▶ _RECORDED INFORMATION_:

▬▬▬

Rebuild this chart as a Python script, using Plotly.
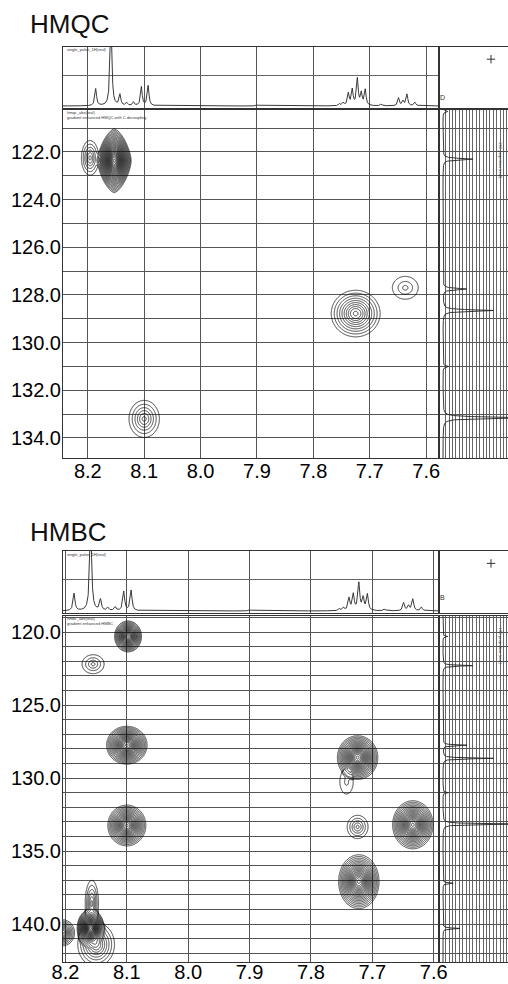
import numpy as np
import plotly.graph_objects as go

W, H = 508, 984

# ---------------- data ----------------
# 1H 1D spectrum (top traces): shift (ppm), relative height
H1_SHIFTS = [8.186, 8.159, 8.143, 8.131, 8.119, 8.105, 8.093, 7.900,
             7.754, 7.747, 7.738, 7.731, 7.722, 7.715, 7.708, 7.680,
             7.649, 7.641, 7.634, 7.620]
H1_HEIGHTS = [0.28, 1.50, 0.18, 0.05, 0.06, 0.31, 0.33, 0.02,
              0.03, 0.05, 0.20, 0.26, 0.44, 0.20, 0.26, 0.03,
              0.13, 0.08, 0.19, 0.06]

# 13C 1D spectrum (right traces): shift (ppm), relative height
C13_SHIFTS = [120.3, 122.3, 127.75, 128.65, 131.0, 133.15, 137.2, 140.3]
C13_HEIGHTS = [0.07, 0.44, 0.35, 0.74, 0.08, 1.20, 0.15, 0.25]

# HMQC cross peaks: 1H shift, 13C shift, half-width 1H, half-width 13C, contour levels, shape
HMQC_H = [8.153, 8.196, 8.100, 7.725, 7.637]
HMQC_C = [122.37, 122.25, 133.20, 128.78, 127.70]
HMQC_WH = [0.030, 0.0155, 0.027, 0.0435, 0.023]
HMQC_WC = [1.34, 0.73, 0.78, 0.98, 0.48]
HMQC_LEV = [26, 5, 5, 9, 2]
HMQC_SHAPE = [1.5, 2.0, 2.0, 2.0, 2.0]

# HMBC cross peaks
HMBC_H = [8.098, 8.155, 8.100, 7.724, 7.742, 8.100, 7.724, 7.634,
          7.722, 8.159, 8.157, 8.150, 8.205]
HMBC_C = [120.30, 122.20, 127.75, 128.60, 130.25, 133.25, 133.35, 133.20,
          137.10, 140.30, 138.60, 141.40, 140.60]
HMBC_WH = [0.022, 0.018, 0.033, 0.033, 0.011, 0.031, 0.017, 0.033,
           0.033, 0.022, 0.011, 0.030, 0.020]
HMBC_WC = [1.06, 0.65, 1.30, 1.50, 0.85, 1.40, 0.80, 1.65,
           1.85, 1.30, 1.60, 1.50, 0.90]
HMBC_LEV = [17, 3, 18, 18, 1, 17, 4, 18, 18, 24, 5, 7, 10]
HMBC_SHAPE = [2.0] * 13

X_TICKS = [8.2, 8.1, 8.0, 7.9, 7.8, 7.7, 7.6]
X_TICKTEXT = ["8.2", "8.1", "8.0", "7.9", "7.8", "7.7", "7.6"]
HMQC_Y_TICKS = [122, 124, 126, 128, 130, 132, 134]
HMQC_Y_TICKTEXT = ["122.0", "124.0", "126.0", "128.0", "130.0", "132.0", "134.0"]
HMBC_Y_TICKS = [120, 125, 130, 135, 140]
HMBC_Y_TICKTEXT = ["120.0", "125.0", "130.0", "135.0", "140.0"]

HMQC_XRANGE = [8.244, 7.579]
HMQC_YRANGE = [134.84, 120.24]
HMBC_XRANGE = [8.204, 7.593]
HMBC_YRANGE = [142.6, 118.9]

# ---------------- helpers ----------------
STEP = 0.12
CONC = 8.0
FONT = "Liberation Sans, Arial, sans-serif"
GRID = "#555555"
LINE = "#333333"


def dx(a, b):
    return [a / W, b / W]


def dy(top, bottom):
    return [1 - bottom / H, 1 - top / H]


def clusters(hs, cs, wh, wc, xr, yr, pad=1.12):
    boxes = [[cx - pad * hx, cx + pad * hx, cy - pad * hy, cy + pad * hy, [i]]
             for i, (cx, cy, hx, hy) in enumerate(zip(hs, cs, wh, wc))]
    merged = True
    while merged:
        merged = False
        for i in range(len(boxes)):
            for j in range(i + 1, len(boxes)):
                a, b = boxes[i], boxes[j]
                if a[0] < b[1] and b[0] < a[1] and a[2] < b[3] and b[2] < a[3]:
                    boxes[i] = [min(a[0], b[0]), max(a[1], b[1]), min(a[2], b[2]),
                                max(a[3], b[3]), a[4] + b[4]]
                    boxes.pop(j)
                    merged = True
                    break
            if merged:
                break
    out = []
    for b in boxes:
        x0, x1 = max(b[0], min(xr)), min(b[1], max(xr))
        y0, y1 = max(b[2], min(yr)), min(b[3], max(yr))
        out.append((x0, x1, y0, y1, b[4]))
    return out


def surface(box, hs, cs, wh, wc, lev, shape, n=240):
    x0, x1, y0, y1, idx = box
    xg = np.linspace(x0, x1, n)
    yg = np.linspace(y0, y1, n)
    X, Y = np.meshgrid(xg, yg)
    z = np.full(X.shape, 1e-9)
    for i in idx:
        cx, cy, hx, hy, m, q = hs[i], cs[i], wh[i], wc[i], lev[i], shape[i]
        rho = (np.abs((X - cx) / hx) ** q + np.abs((Y - cy) / hy) ** q) ** (1 / q)
        f = 1 - np.log(1 + CONC * rho ** 2) / np.log(1 + CONC)
        e = (m + 0.3) * STEP * f
        e = np.where(rho > 1, -12 * (rho - 1), e)
        z += 10 ** e
    return xg.astype(np.float32), yg.astype(np.float32), np.log10(z).astype(np.float32)


def spec1d(xr, shifts, heights, gam, base, n=5000):
    xs = np.linspace(min(xr), max(xr), n)
    ys = np.full(xs.shape, base)
    for c, h in zip(shifts, heights):
        ys += h / (1 + ((xs - c) / gam) ** 2)
    return xs, ys


fig = go.Figure()
annotations = []
layout = {}


def build_panel(idx0, xr, yr, hs, cs, wh, wc, lev, shape, ytv, ytt,
                y_main, y_top, title, title_y, tiny_main, glyph, xstand):
    ax = [str(idx0 + i) if idx0 + i > 1 else "" for i in range(4)]
    xm, ym = "x" + ax[0], "y" + ax[0]
    xt, yt = "x" + ax[1], "y" + ax[1]
    xrr, yrr = "x" + ax[2], "y" + ax[2]
    xc, yc = "x" + ax[3], "y" + ax[3]

    # contour map, one trace per group of overlapping cross peaks
    for box in clusters(hs, cs, wh, wc, xr, yr):
        xg, yg, zl = surface(box, hs, cs, wh, wc, lev, shape)
        fig.add_trace(go.Contour(
            x=xg, y=yg, z=zl, xaxis=xm, yaxis=ym, autocontour=False,
            contours=dict(coloring="none", start=0.0, end=float(zl.max()), size=STEP),
            line=dict(color="#111111", width=0.8, smoothing=1.0), showscale=False,
            hoverinfo="skip"))

    # top 1H trace
    xs, ys = spec1d(xr, H1_SHIFTS, H1_HEIGHTS, 0.0018, 0.033)
    fig.add_trace(go.Scatter(x=xs, y=ys, mode="lines", xaxis=xt, yaxis=yt,
                             line=dict(color="#222", width=0.9), hoverinfo="skip"))

    # right 13C trace
    cy_s = np.linspace(min(yr), max(yr), 6000)
    cx_s = np.full(cy_s.shape, 0.044)
    for c, h in zip(C13_SHIFTS, C13_HEIGHTS):
        cx_s += h / (1 + ((cy_s - c) / 0.035) ** 2)
    fig.add_trace(go.Scatter(x=cx_s, y=cy_s, mode="lines", xaxis=xrr, yaxis=yrr,
                             line=dict(color="#222", width=0.9), hoverinfo="skip"))

    # corner mark
    fig.add_trace(go.Scatter(x=[0.75], y=[0.8], mode="markers", xaxis=xc, yaxis=yc,
                             marker=dict(size=6, symbol="cross-thin-open", color="#333",
                                         line=dict(color="#333", width=1)),
                             hoverinfo="skip"))

    ygrid = list(range(int(np.ceil(min(yr))), int(np.floor(max(yr))) + 1))
    ytext = [ytt[ytv.index(v)] if v in ytv else "" for v in ygrid]

    def key(prefix, a):
        return prefix + "axis" + a

    common = dict(automargin=False, zeroline=False, ticks="", ticklen=0)
    layout[key("x", ax[0])] = dict(
        domain=dx(63, 438), range=xr, anchor=ym, tickvals=X_TICKS, ticktext=X_TICKTEXT,
        showgrid=True, gridcolor=GRID, gridwidth=0.9, showline=True, linecolor=LINE,
        linewidth=1, mirror=True, ticklabelstandoff=xstand,
        tickfont=dict(family=FONT, size=20, color="black"), **common)
    layout[key("y", ax[0])] = dict(
        domain=dy(*y_main), range=yr, anchor=xm, tickvals=ygrid, ticktext=ytext,
        showgrid=True, gridcolor=GRID, gridwidth=0.9, showline=True, linecolor=LINE,
        linewidth=1, mirror=True, ticklabelstandoff=-3,
        tickfont=dict(family=FONT, size=20, color="black"), **common)
    layout[key("x", ax[1])] = dict(
        domain=dx(63, 438), range=xr, anchor=yt, tickvals=X_TICKS, showticklabels=False,
        showgrid=True, gridcolor=GRID, gridwidth=0.9, showline=True, linecolor=LINE,
        linewidth=1.2, mirror=True, **common)
    layout[key("y", ax[1])] = dict(
        domain=dy(*y_top), range=[0, 1], anchor=xt, tickvals=[0.54], showticklabels=False,
        showgrid=True, gridcolor="#666", gridwidth=0.8, showline=True, linecolor=LINE,
        linewidth=1, mirror=True, **common)
    layout[key("x", ax[2])] = dict(
        domain=dx(440, 508), range=[0, 1], anchor=yrr,
        tickvals=list(np.arange(0.085, 1.0, 0.05)), showticklabels=False,
        showgrid=True, gridcolor="#666", gridwidth=0.6, showline=True, linecolor=LINE,
        linewidth=1, mirror=True, **common)
    layout[key("y", ax[2])] = dict(
        domain=dy(*y_main), range=yr, anchor=xrr, tickvals=ygrid, showticklabels=False,
        showgrid=True, gridcolor=GRID, gridwidth=0.9, showline=True, linecolor=LINE,
        linewidth=1, mirror=False, **common)
    layout[key("x", ax[3])] = dict(
        domain=dx(440, 508), range=[0, 1], anchor=yc, showticklabels=False,
        showgrid=False, showline=True, linecolor=LINE, linewidth=1, mirror=True, **common)
    layout[key("y", ax[3])] = dict(
        domain=dy(*y_top), range=[0, 1], anchor=xc, showticklabels=False,
        showgrid=False, showline=True, linecolor=LINE, linewidth=1, mirror=False, **common)

    annotations.append(dict(text=title, x=28 / W, y=1 - title_y / H, xref="paper", yref="paper",
                            xanchor="left", yanchor="middle", showarrow=False,
                            font=dict(family=FONT, size=26, color="#111")))
    annotations.append(dict(text="single_pulse_1H(real)", x=65 / W, y=1 - (y_top[0] + 3) / H,
                            xref="paper", yref="paper", xanchor="left", yanchor="middle",
                            showarrow=False, font=dict(family=FONT, size=4, color="#333")))
    annotations.append(dict(text=tiny_main, x=65 / W, y=1 - (y_main[0] + 5) / H,
                            xref="paper", yref="paper", xanchor="left", yanchor="middle",
                            showarrow=False, align="left",
                            font=dict(family=FONT, size=4, color="#333")))
    annotations.append(dict(text=glyph, x=447 / W, y=1 - (y_top[1] - 16) / H, xref="paper",
                            yref="paper", showarrow=False,
                            font=dict(family=FONT, size=7, color="#333")))
    annotations.append(dict(text="13C projection (real)", x=505 / W,
                            y=1 - (y_main[0] + 30) / H, xref="paper", yref="paper",
                            showarrow=False, textangle=90,
                            font=dict(family=FONT, size=4, color="#333")))


build_panel(1, HMQC_XRANGE, HMQC_YRANGE, HMQC_H, HMQC_C, HMQC_WH, HMQC_WC, HMQC_LEV,
            HMQC_SHAPE, HMQC_Y_TICKS, HMQC_Y_TICKTEXT, (110, 458), (47, 108), "HMQC", 24,
            "hmqc_abs(real)<br>gradient enhanced HMQC with C decoupling", "D", -5)
build_panel(5, HMBC_XRANGE, HMBC_YRANGE, HMBC_H, HMBC_C, HMBC_WH, HMBC_WC, HMBC_LEV,
            HMBC_SHAPE, HMBC_Y_TICKS, HMBC_Y_TICKTEXT, (616, 962), (551, 613), "HMBC", 532,
            "hmbc_abs(real)<br>gradient enhanced HMBC", "B", -8)

fig.update_layout(template="none", width=W, height=H, margin=dict(l=0, r=0, t=0, b=0),
                  paper_bgcolor="white", plot_bgcolor="white", showlegend=False,
                  annotations=annotations, **layout)
fig.write_html("out.html", config={"responsive": False, "displayModeBar": False},
               post_script="document.body.style.margin='0';document.body.style.overflow='hidden';")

▬▬▬

▶ _WHAT YOU ARE ASKED TO DO_: Pictures stay out. Repeat only the lines from the beginning of the data through the line that has "return [a / W, b / W]".

▶ _RESULT OF THE EXERCISE_:
Rebuild this chart as a Python script, using Plotly.
import numpy as np
import plotly.graph_objects as go

W, H = 508, 984

# ---------------- data ----------------
# 1H 1D spectrum (top traces): shift (ppm), relative height
H1_SHIFTS = [8.186, 8.159, 8.143, 8.131, 8.119, 8.105, 8.093, 7.900,
             7.754, 7.747, 7.738, 7.731, 7.722, 7.715, 7.708, 7.680,
             7.649, 7.641, 7.634, 7.620]
H1_HEIGHTS = [0.28, 1.50, 0.18, 0.05, 0.06, 0.31, 0.33, 0.02,
              0.03, 0.05, 0.20, 0.26, 0.44, 0.20, 0.26, 0.03,
              0.13, 0.08, 0.19, 0.06]

# 13C 1D spectrum (right traces): shift (ppm), relative height
C13_SHIFTS = [120.3, 122.3, 127.75, 128.65, 131.0, 133.15, 137.2, 140.3]
C13_HEIGHTS = [0.07, 0.44, 0.35, 0.74, 0.08, 1.20, 0.15, 0.25]

# HMQC cross peaks: 1H shift, 13C shift, half-width 1H, half-width 13C, contour levels, shape
HMQC_H = [8.153, 8.196, 8.100, 7.725, 7.637]
HMQC_C = [122.37, 122.25, 133.20, 128.78, 127.70]
HMQC_WH = [0.030, 0.0155, 0.027, 0.0435, 0.023]
HMQC_WC = [1.34, 0.73, 0.78, 0.98, 0.48]
HMQC_LEV = [26, 5, 5, 9, 2]
HMQC_SHAPE = [1.5, 2.0, 2.0, 2.0, 2.0]

# HMBC cross peaks
HMBC_H = [8.098, 8.155, 8.100, 7.724, 7.742, 8.100, 7.724, 7.634,
          7.722, 8.159, 8.157, 8.150, 8.205]
HMBC_C = [120.30, 122.20, 127.75, 128.60, 130.25, 133.25, 133.35, 133.20,
          137.10, 140.30, 138.60, 141.40, 140.60]
HMBC_WH = [0.022, 0.018, 0.033, 0.033, 0.011, 0.031, 0.017, 0.033,
           0.033, 0.022, 0.011, 0.030, 0.020]
HMBC_WC = [1.06, 0.65, 1.30, 1.50, 0.85, 1.40, 0.80, 1.65,
           1.85, 1.30, 1.60, 1.50, 0.90]
HMBC_LEV = [17, 3, 18, 18, 1, 17, 4, 18, 18, 24, 5, 7, 10]
HMBC_SHAPE = [2.0] * 13

X_TICKS = [8.2, 8.1, 8.0, 7.9, 7.8, 7.7, 7.6]
X_TICKTEXT = ["8.2", "8.1", "8.0", "7.9", "7.8", "7.7", "7.6"]
HMQC_Y_TICKS = [122, 124, 126, 128, 130, 132, 134]
HMQC_Y_TICKTEXT = ["122.0", "124.0", "126.0", "128.0", "130.0", "132.0", "134.0"]
HMBC_Y_TICKS = [120, 125, 130, 135, 140]
HMBC_Y_TICKTEXT = ["120.0", "125.0", "130.0", "135.0", "140.0"]

HMQC_XRANGE = [8.244, 7.579]
HMQC_YRANGE = [134.84, 120.24]
HMBC_XRANGE = [8.204, 7.593]
HMBC_YRANGE = [142.6, 118.9]

# ---------------- helpers ----------------
STEP = 0.12
CONC = 8.0
FONT = "Liberation Sans, Arial, sans-serif"
GRID = "#555555"
LINE = "#333333"


def dx(a, b):
    return [a / W, b / W]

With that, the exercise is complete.